* begin *
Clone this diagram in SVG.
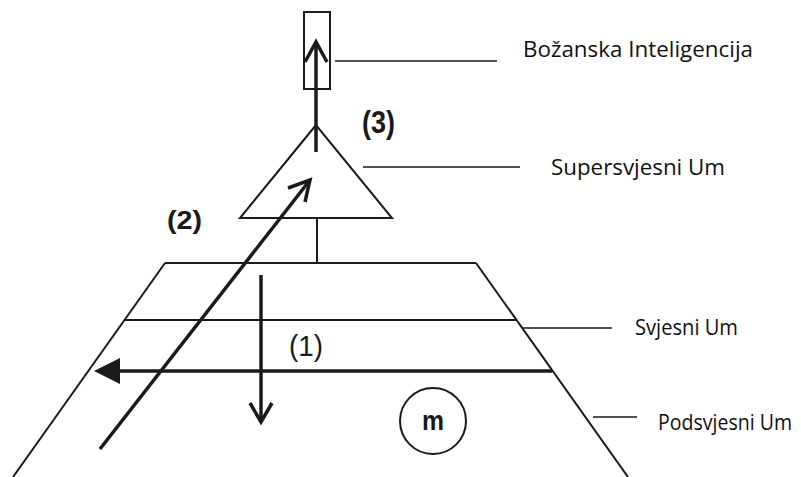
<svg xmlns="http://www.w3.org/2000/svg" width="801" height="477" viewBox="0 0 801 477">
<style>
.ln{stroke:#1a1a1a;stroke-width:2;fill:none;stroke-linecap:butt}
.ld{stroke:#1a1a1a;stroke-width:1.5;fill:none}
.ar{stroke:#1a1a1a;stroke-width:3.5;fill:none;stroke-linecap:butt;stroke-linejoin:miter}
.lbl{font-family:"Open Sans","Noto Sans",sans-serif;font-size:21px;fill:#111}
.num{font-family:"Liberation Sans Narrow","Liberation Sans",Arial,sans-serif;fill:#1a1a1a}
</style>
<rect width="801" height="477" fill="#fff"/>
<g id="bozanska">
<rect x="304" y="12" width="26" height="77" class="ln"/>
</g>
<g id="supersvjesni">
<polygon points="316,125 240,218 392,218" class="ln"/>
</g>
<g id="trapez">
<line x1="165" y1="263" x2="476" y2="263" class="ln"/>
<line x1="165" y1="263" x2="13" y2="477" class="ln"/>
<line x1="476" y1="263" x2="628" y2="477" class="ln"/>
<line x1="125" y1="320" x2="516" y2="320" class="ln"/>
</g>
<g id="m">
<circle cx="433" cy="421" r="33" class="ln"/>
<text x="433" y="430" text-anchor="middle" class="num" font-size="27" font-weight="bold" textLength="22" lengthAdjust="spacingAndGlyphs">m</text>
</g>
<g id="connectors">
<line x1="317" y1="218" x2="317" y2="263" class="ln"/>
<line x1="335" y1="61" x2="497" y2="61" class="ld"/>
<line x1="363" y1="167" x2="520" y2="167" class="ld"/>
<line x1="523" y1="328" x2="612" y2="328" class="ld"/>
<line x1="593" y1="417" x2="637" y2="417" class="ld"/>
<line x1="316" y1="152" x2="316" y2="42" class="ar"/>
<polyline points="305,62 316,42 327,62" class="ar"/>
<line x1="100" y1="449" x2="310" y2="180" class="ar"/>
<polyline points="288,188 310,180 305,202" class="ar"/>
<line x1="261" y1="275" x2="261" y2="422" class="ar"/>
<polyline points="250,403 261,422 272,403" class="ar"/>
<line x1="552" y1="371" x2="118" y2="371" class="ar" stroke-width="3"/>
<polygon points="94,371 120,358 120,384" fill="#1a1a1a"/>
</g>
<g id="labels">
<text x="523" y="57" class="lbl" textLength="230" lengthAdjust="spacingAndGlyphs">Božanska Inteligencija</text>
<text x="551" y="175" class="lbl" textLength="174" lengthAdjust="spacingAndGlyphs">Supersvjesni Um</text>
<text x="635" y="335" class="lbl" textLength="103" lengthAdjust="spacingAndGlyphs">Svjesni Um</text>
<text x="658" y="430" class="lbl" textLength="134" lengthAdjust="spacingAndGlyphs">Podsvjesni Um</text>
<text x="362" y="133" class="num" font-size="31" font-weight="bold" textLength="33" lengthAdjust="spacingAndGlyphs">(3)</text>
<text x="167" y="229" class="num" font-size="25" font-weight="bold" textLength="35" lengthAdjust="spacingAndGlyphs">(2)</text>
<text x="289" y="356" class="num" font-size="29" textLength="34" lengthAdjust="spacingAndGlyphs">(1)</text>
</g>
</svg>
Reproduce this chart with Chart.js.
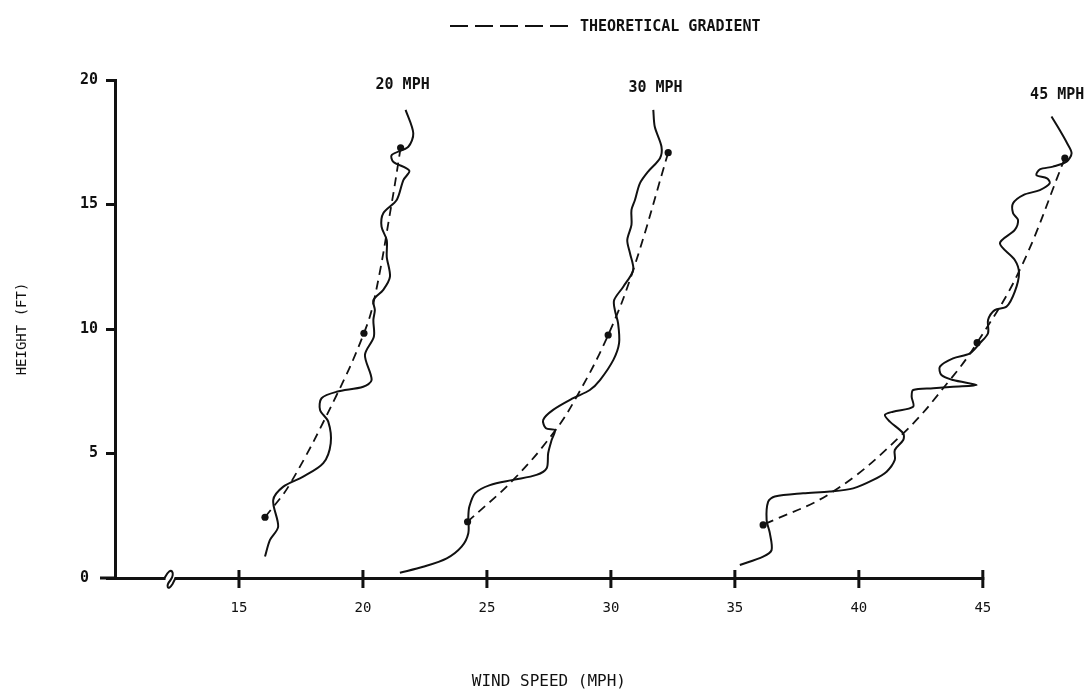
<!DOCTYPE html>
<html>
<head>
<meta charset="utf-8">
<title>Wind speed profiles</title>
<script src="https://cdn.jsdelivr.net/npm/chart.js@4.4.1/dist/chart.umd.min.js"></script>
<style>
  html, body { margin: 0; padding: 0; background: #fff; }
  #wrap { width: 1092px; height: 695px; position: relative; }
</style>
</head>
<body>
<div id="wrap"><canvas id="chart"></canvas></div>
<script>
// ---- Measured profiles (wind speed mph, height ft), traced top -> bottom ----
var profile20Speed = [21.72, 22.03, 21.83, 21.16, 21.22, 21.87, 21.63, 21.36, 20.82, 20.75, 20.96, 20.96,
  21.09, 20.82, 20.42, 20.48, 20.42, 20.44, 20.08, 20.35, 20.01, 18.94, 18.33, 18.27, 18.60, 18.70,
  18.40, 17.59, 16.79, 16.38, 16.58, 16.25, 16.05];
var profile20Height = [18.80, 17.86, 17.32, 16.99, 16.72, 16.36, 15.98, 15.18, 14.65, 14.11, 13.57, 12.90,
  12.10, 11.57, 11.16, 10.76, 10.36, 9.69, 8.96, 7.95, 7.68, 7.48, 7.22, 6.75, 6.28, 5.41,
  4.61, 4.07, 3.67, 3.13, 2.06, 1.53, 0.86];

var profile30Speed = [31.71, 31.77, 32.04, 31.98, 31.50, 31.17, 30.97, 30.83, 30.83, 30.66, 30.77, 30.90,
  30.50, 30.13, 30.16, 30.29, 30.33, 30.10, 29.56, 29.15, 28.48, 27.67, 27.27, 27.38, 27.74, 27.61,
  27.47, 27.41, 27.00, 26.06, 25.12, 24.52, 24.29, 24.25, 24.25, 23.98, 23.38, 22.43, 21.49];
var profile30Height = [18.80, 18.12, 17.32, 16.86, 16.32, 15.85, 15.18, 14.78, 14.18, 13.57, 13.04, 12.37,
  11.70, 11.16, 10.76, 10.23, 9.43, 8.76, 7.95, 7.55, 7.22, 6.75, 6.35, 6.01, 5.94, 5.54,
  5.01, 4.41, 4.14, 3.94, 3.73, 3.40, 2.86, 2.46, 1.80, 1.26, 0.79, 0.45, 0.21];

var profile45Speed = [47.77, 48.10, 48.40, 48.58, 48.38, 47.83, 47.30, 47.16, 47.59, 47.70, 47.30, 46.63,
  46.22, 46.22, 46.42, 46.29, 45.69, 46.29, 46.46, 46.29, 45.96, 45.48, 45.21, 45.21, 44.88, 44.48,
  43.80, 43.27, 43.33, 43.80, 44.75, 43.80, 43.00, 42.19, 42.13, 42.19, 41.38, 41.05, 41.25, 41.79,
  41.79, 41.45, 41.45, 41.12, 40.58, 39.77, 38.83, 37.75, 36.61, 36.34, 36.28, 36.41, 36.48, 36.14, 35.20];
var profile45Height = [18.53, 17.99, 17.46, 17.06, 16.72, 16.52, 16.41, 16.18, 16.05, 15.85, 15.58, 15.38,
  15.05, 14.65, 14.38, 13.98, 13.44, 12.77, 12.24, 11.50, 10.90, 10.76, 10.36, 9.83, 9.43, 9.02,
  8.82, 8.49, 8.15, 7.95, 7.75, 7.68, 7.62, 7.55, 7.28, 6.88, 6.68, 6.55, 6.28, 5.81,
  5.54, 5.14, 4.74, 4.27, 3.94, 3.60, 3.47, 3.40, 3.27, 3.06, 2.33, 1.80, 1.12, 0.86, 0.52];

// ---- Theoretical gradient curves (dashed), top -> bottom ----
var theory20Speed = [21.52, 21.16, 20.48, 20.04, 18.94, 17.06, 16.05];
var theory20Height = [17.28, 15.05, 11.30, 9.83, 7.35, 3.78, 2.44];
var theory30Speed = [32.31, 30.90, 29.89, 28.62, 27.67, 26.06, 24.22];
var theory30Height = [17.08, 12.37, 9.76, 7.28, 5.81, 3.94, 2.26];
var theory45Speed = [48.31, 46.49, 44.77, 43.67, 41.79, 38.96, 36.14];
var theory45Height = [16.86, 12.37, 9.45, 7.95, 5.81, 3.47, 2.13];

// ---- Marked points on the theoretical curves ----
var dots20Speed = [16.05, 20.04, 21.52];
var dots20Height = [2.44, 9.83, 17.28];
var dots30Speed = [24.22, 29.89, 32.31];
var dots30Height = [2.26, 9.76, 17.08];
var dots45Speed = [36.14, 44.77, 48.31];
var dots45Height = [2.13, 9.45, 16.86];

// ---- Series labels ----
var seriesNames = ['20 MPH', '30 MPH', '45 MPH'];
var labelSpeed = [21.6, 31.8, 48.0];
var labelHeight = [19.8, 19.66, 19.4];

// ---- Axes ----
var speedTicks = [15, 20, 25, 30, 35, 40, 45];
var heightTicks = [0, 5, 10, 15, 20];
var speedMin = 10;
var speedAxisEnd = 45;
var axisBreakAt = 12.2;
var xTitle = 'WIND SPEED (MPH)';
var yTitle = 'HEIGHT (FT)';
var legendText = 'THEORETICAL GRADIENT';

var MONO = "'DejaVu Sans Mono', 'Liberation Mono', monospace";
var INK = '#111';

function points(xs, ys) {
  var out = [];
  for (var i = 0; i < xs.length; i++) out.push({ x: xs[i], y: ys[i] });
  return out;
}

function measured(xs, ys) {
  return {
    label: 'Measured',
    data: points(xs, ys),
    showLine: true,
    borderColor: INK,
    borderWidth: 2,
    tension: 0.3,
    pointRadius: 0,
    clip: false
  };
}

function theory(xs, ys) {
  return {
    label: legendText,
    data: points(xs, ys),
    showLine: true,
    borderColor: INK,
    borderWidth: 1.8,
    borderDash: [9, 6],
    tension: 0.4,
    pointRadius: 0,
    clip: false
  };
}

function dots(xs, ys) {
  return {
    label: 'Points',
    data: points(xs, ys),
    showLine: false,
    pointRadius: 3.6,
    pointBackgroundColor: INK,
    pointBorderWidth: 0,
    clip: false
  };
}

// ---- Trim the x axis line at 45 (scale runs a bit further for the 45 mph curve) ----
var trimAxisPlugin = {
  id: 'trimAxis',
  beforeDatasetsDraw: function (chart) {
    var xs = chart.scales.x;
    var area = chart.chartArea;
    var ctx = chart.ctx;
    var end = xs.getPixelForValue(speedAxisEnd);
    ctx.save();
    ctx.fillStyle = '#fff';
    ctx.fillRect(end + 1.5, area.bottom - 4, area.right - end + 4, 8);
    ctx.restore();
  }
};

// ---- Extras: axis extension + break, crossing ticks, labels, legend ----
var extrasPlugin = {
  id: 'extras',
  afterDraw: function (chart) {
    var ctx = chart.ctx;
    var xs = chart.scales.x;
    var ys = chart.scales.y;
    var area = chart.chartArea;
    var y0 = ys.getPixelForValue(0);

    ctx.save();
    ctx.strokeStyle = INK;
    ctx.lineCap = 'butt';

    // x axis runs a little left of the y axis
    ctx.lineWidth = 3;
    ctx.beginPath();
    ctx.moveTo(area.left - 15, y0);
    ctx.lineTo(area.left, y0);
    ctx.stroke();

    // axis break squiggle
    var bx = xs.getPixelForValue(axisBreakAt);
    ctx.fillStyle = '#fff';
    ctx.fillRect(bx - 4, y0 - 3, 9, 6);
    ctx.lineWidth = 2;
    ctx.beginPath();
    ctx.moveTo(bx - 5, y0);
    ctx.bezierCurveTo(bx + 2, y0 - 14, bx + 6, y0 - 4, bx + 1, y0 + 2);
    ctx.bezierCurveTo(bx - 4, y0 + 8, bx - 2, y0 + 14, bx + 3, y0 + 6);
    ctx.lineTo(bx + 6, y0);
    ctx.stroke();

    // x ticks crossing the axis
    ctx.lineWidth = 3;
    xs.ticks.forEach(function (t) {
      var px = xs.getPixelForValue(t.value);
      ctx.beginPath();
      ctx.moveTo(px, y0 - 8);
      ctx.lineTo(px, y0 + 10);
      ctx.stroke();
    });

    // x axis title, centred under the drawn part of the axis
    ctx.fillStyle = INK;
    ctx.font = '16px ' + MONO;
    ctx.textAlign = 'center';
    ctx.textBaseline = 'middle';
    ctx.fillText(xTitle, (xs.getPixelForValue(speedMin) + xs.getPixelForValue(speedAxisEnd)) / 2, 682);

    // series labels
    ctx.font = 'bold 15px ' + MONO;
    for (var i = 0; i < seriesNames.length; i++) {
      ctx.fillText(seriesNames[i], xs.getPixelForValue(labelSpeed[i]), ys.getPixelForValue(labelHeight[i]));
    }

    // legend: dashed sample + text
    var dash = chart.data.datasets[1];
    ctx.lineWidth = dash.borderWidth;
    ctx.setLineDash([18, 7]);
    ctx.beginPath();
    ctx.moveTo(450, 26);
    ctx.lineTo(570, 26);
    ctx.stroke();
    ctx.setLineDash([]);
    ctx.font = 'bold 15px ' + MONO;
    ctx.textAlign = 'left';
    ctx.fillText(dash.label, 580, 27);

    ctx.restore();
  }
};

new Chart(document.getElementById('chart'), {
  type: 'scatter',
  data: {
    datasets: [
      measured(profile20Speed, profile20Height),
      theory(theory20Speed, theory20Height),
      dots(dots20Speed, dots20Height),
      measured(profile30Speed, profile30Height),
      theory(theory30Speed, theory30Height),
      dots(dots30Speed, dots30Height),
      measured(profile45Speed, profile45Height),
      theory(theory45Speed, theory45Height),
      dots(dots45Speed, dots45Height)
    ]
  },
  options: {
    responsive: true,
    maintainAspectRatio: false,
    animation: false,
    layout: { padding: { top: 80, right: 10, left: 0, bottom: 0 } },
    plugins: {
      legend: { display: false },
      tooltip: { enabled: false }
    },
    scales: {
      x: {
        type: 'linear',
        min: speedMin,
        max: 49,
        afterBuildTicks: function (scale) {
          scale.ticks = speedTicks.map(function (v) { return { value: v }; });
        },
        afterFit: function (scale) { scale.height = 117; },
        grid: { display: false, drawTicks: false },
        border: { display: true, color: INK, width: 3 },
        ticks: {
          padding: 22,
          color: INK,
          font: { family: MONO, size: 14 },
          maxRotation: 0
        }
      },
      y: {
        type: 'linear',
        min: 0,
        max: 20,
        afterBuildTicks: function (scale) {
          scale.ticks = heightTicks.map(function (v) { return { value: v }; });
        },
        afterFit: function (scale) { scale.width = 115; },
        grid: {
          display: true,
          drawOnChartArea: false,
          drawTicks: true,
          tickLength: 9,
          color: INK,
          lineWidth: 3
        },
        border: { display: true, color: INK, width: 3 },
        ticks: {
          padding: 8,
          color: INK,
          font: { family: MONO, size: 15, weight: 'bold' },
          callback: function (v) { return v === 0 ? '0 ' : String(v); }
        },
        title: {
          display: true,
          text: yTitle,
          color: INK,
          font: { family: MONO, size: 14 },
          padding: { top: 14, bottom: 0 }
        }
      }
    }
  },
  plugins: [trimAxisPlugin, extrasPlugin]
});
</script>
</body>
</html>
* end *
Written request = Count every line of the records that holds the string "this". Write only the total.

Correct output = 2